Via Climate Progress:






Posted: 30 Jan 2012 09:32 AM PST


Human emissions of heat-trapping greenhouse gases have risen so rapidly that they now overwhelm any plausible decrease in solar activity.  Indeed, a paper from last June found that even if the Sun goes into “Hibernation” it won’t stop catastrophic global warming.

But that doesn’t stop serial disinformer David Rose of the UK’s Daily Mail from misleading the public — even after being slammed by top scientists in 2010 for falsely asserting “no global warming since 1995″ — see “Error-riddled articles and false statements destroy Daily Mail’s credibility.“  Rose has another willfully misleading piece, “Forget global warming – it’s Cycle 25 we need to worry about (and if NASA scientists are right the Thames will be freezing over again): Met Office releases new figures which show no warming in 15 years.”

I saw “willfully misleading” because the UK’s Met[eorological] Office, part of its Defence Ministry, has taken the unusual step of releasing a statement utterly debunking Rose’s assertions as “entirely misleading” — and pointing out that they spoke to Rose before the piece came out but he chose to ignore what they had to say.

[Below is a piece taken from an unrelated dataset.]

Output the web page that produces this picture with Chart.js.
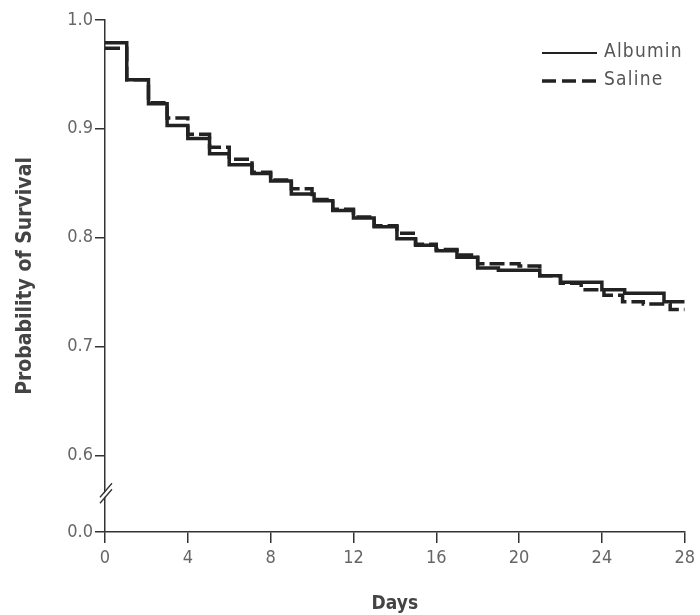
<!DOCTYPE html>
<html>
<head>
<meta charset="utf-8">
<script src="https://cdn.jsdelivr.net/npm/chart.js@4/dist/chart.umd.min.js"></script>
<style>
    html, body { margin: 0; padding: 0; background: #ffffff; }
    #wrap { width: 700px; height: 615px; }
</style>
</head>
<body>
<div id="wrap"><canvas id="survivalChart" width="700" height="615"></canvas></div>
<script>
// Kaplan-Meier steps: day of each drop and the survival after it
const albuminDays = [0, 1.05, 2.1, 3, 4, 5.05, 6, 7.1, 8, 9, 10.1, 11, 12, 13, 14.1, 15, 16, 17, 18, 19, 21, 22, 24, 25.1, 27, 28];
const albuminSurvival = [0.979, 0.945, 0.923, 0.903, 0.891, 0.877, 0.867, 0.859, 0.852, 0.840, 0.834, 0.825, 0.818, 0.810, 0.799, 0.793, 0.788, 0.782, 0.772, 0.770, 0.765, 0.759, 0.752, 0.749, 0.741, 0.741];

const salineDays = [0, 1.05, 2.1, 3, 4, 5.05, 6, 7.1, 8, 9, 10, 11, 12, 13, 14.1, 15, 16, 17, 18, 20, 21, 22, 23, 24.1, 25, 26, 27.3, 28];
const salineSurvival = [0.974, 0.945, 0.924, 0.910, 0.895, 0.883, 0.872, 0.860, 0.853, 0.845, 0.835, 0.826, 0.819, 0.811, 0.804, 0.794, 0.789, 0.784, 0.776, 0.774, 0.765, 0.758, 0.752, 0.747, 0.741, 0.739, 0.734, 0.734];

const seriesLabels = ['Albumin', 'Saline'];
const xTicks = [0, 4, 8, 12, 16, 20, 24, 28];
const yTicks = [0.6, 0.7, 0.8, 0.9, 1.0];
// the axis is broken: the bottom tick stands for 0.0
const yBreakBase = 0.5295;
const yBreakMark = 0.566;
const yBreakLabel = '0.0';

const FONT = "'DejaVu Sans Condensed', 'DejaVu Sans', sans-serif";
const INK = '#222222';

function toPoints(days, values) {
    return days.map((d, i) => ({ x: d, y: values[i] }));
}

// draws the in-plot legend and the // mark on the y axis
const extrasPlugin = {
    id: 'extras',
    afterDraw(chart) {
        const ctx = chart.ctx;
        const yScale = chart.scales.y;
        const axisX = chart.chartArea.left;
        const by = yScale.getPixelForValue(yBreakMark);

        ctx.save();
        // break mark
        ctx.fillStyle = '#ffffff';
        ctx.beginPath();
        ctx.moveTo(axisX - 5, by + 6);
        ctx.lineTo(axisX + 7, by - 8);
        ctx.lineTo(axisX + 7, by - 4);
        ctx.lineTo(axisX - 5, by + 10);
        ctx.closePath();
        ctx.fill();
        ctx.strokeStyle = '#333333';
        ctx.lineWidth = 1.3;
        ctx.beginPath();
        ctx.moveTo(axisX - 5, by + 5);
        ctx.lineTo(axisX + 7, by - 9);
        ctx.moveTo(axisX - 5, by + 11);
        ctx.lineTo(axisX + 7, by - 3);
        ctx.stroke();

        // legend
        const lx = 542, lw = 55;
        ctx.strokeStyle = INK;
        ctx.lineWidth = 2;
        ctx.setLineDash([]);
        ctx.beginPath();
        ctx.moveTo(lx, 53);
        ctx.lineTo(lx + lw, 53);
        ctx.stroke();
        ctx.lineWidth = 3.5;
        ctx.setLineDash([14, 6]);
        ctx.beginPath();
        ctx.moveTo(lx, 81);
        ctx.lineTo(lx + lw, 81);
        ctx.stroke();
        ctx.setLineDash([]);

        ctx.fillStyle = '#555555';
        ctx.font = '19px ' + FONT;
        ctx.letterSpacing = '1.2px';
        ctx.textAlign = 'left';
        ctx.textBaseline = 'middle';
        ctx.fillText(seriesLabels[0], 604, 52);
        ctx.fillText(seriesLabels[1], 604, 80);
        ctx.restore();
    }
};

const ctx = document.getElementById('survivalChart').getContext('2d');
const chart = new Chart(ctx, {
    type: 'line',
    data: {
        datasets: [
            {
                label: seriesLabels[0],
                data: toPoints(albuminDays, albuminSurvival),
                borderColor: INK,
                borderWidth: 3.5,
                stepped: true,
                pointRadius: 0,
                fill: false
            },
            {
                label: seriesLabels[1],
                data: toPoints(salineDays, salineSurvival),
                borderColor: INK,
                borderWidth: 3.5,
                borderDash: [15, 5],
                stepped: true,
                pointRadius: 0,
                fill: false
            }
        ]
    },
    options: {
        responsive: false,
        animation: false,
        layout: { padding: { top: 20, right: 13, left: 0, bottom: 0 } },
        plugins: {
            legend: { display: false },
            tooltip: { enabled: false }
        },
        scales: {
            x: {
                type: 'linear',
                min: 0,
                max: 28,
                afterBuildTicks: (scale) => {
                    scale.ticks = xTicks.map(v => ({ value: v }));
                },
                afterFit: (scale) => { scale.height = 83; },
                border: { display: true, color: '#333333', width: 1.5 },
                grid: { drawOnChartArea: false, drawTicks: true, tickLength: 11, color: '#333333', lineWidth: 1.5 },
                ticks: {
                    color: '#666666',
                    font: { family: FONT, size: 18 },
                    padding: 5,
                    maxRotation: 0
                },
                title: {
                    display: true,
                    text: 'Days',
                    color: '#444444',
                    font: { family: FONT, size: 19, weight: 'bold' },
                    padding: { top: 0, bottom: 0 }
                }
            },
            y: {
                type: 'linear',
                min: yBreakBase,
                max: 1.0,
                afterBuildTicks: (scale) => {
                    scale.ticks = [yBreakBase].concat(yTicks).map(v => ({ value: v }));
                },
                afterFit: (scale) => { scale.width = 105; },
                border: { display: true, color: '#333333', width: 1.5 },
                grid: { drawOnChartArea: false, drawTicks: true, tickLength: 10, color: '#333333', lineWidth: 1.5 },
                ticks: {
                    color: '#666666',
                    font: { family: FONT, size: 18 },
                    padding: 2,
                    callback: (v) => v < yTicks[0] - 0.01 ? yBreakLabel : v.toFixed(1)
                },
                title: {
                    display: true,
                    text: 'Probability of Survival',
                    color: '#444444',
                    font: { family: FONT, size: 21, weight: 'bold' },
                    padding: { top: 13, bottom: 0 }
                }
            }
        }
    },
    plugins: [extrasPlugin]
});
</script>
</body>
</html>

Climate Progress has debunked the “we’re not warming” myth umpteen times, most recently yesterday when 16 know-nothings with scientific degrees pushed a particularly laughable version of it in Murdoch’s Wall Street Journal of Lies.

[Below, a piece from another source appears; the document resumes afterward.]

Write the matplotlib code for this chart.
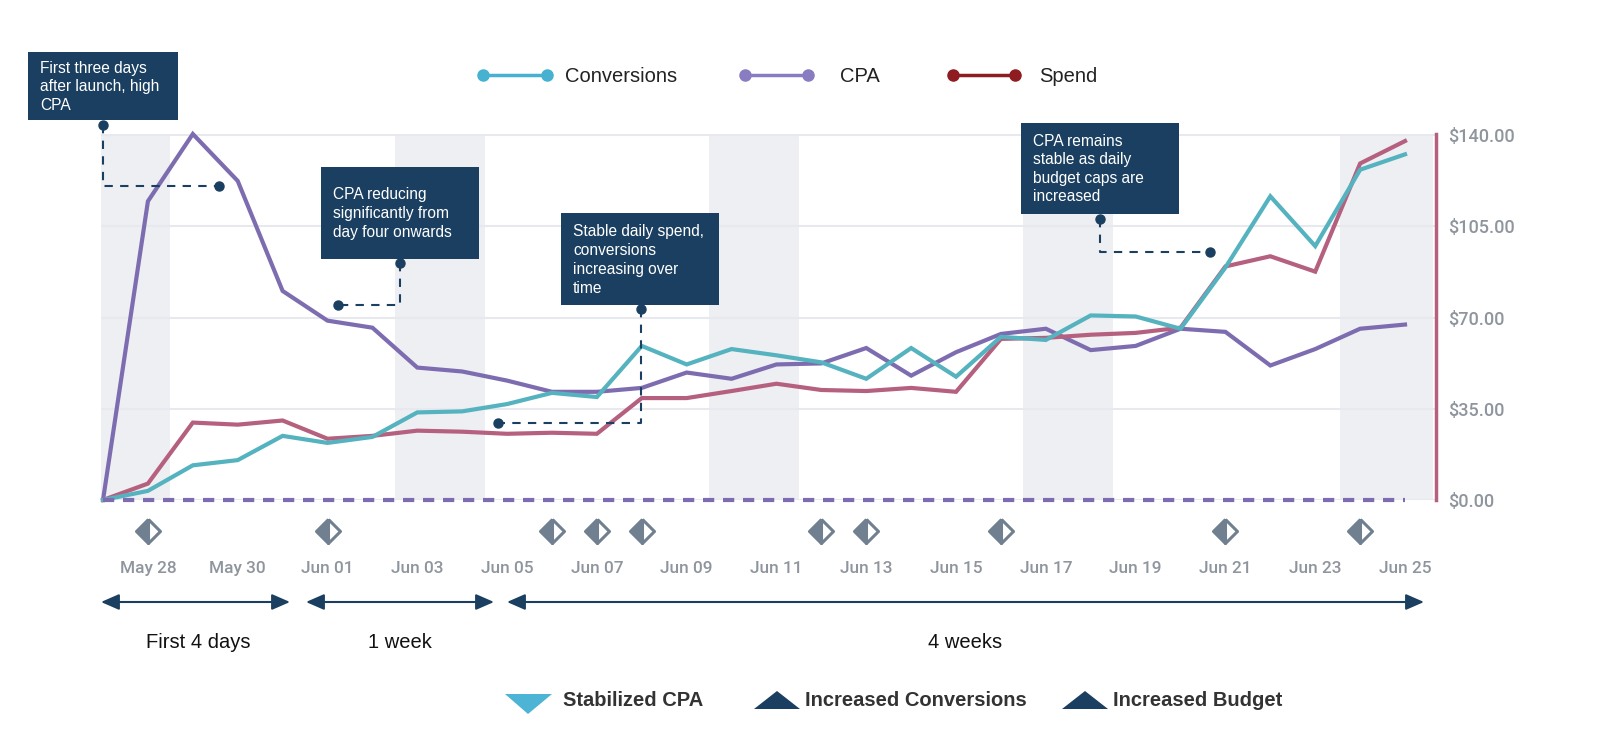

Even so, I’m reposting the Met Office debunking because they do a good job, have a great new chart people might like (above), and they repeat a low-ball estimate of warming this century that merits a response:

Today the Mail on Sunday published a story written by David Rose entitled “Forget global warming – it’s Cycle 25 we need to worry about”.
This article includes numerous errors in the reporting of published peer reviewed science undertaken by the Met Office Hadley Centre and for Mr. Rose to suggest that the latest global temperatures available show no warming in the last 15 years is entirely misleading.
Despite the Met Office having spoken to David Rose ahead of the publication of the story, he has chosen to not fully include the answers we gave him to questions around decadal projections produced by the Met Office or his belief that we have seen no warming since 1997.
For clarity I have included our full response to David Rose below:
A spokesman for the Met Office said: “The ten year projection remains groundbreaking science. The complete period for the original projection is not over yet and these projections are regularly updated to take account of the most recent data.
“The projections are probabilistic in nature, and no individual forecast should be taken in isolation. Instead, several decades of data will be needed to assess the robustness of the projections.
“However, what is absolutely clear is that we have continued to see a trend of warming, with the decade of 2000-2009 being clearly the warmest in the instrumental record going back to 1850. Depending on which temperature records you use, 2010 was the warmest year on record  for NOAA NCDC and NASA GISS, and the second warmest on record in HadCRUT3.”
Furthermore despite criticism of a paper published by the Met Office he chose not to ask us to respond to his misconceptions. The study in question, supported by many others, provides an insight into the sensitivity of our climate to changes in the output of the sun.
It confirmed that although solar output is likely to reduce over the next 90 years this will not substantially delay expected increases in global temperatures caused by greenhouse gases. The study found that the expected decrease in solar activity would only most likely cause a reduction in global temperatures of 0.08 °C. This compares to an expected warming of about 2.5 °C over the same period due to greenhouse gases (according to the IPCC’s B2 scenario for greenhouse gas emissions that does not involve efforts to mitigate emissions). In addition the study also showed that if solar output reduced below that seen in the Maunder Minimum – a period between 1645 and 1715 when solar activity was at its lowest observed level – the global temperature reduction would be 0.13C.
Well, yes, technically, the IPCC’s B2 scenario does not include any efforts to mitigate emissions — but then technically none of their scenarios do.  In any case, B2 models a “more ecologically friendly” and “environmentally sustainable” world than many of the other scenarios (or current reality).
In B2, CO2 concentrations in the air don’t even hit 600 ppm.  In fact, we are headed to 1000 ppm.  Indeed, even the IPCC’s Fourth Assessment warns that “Based on current understanding of climate carbon cycle feedback” the level of cumulative CO2 emissions that had been projected to lead to 600 ppm in 2100 would in fact get us to near 1000 ppm — see “Hidden Bombshell in the IPCC Fourth Assessment.”

And the Met Office knows this (see Hadley Center: “Catastrophic” 5-7°C warming by 2100 on current emissions path). Dr. Vicky Pope, head of climate change predictions at the Met Office’s Hadley Centre, wrote in the UK Times in late 2008:
In a worst-case scenario, where no action is taken to check the rise in Greenhouse gas emissions, temperatures would most likely rise by more than 5°C [9°F] by the end of the century.
And they put together this amazing figure:

We’re headed to 5.5°C [10°F] warming by 2100 on our current emissions path — and so even a new Maunder Minimum would have virtually no noticeable impact.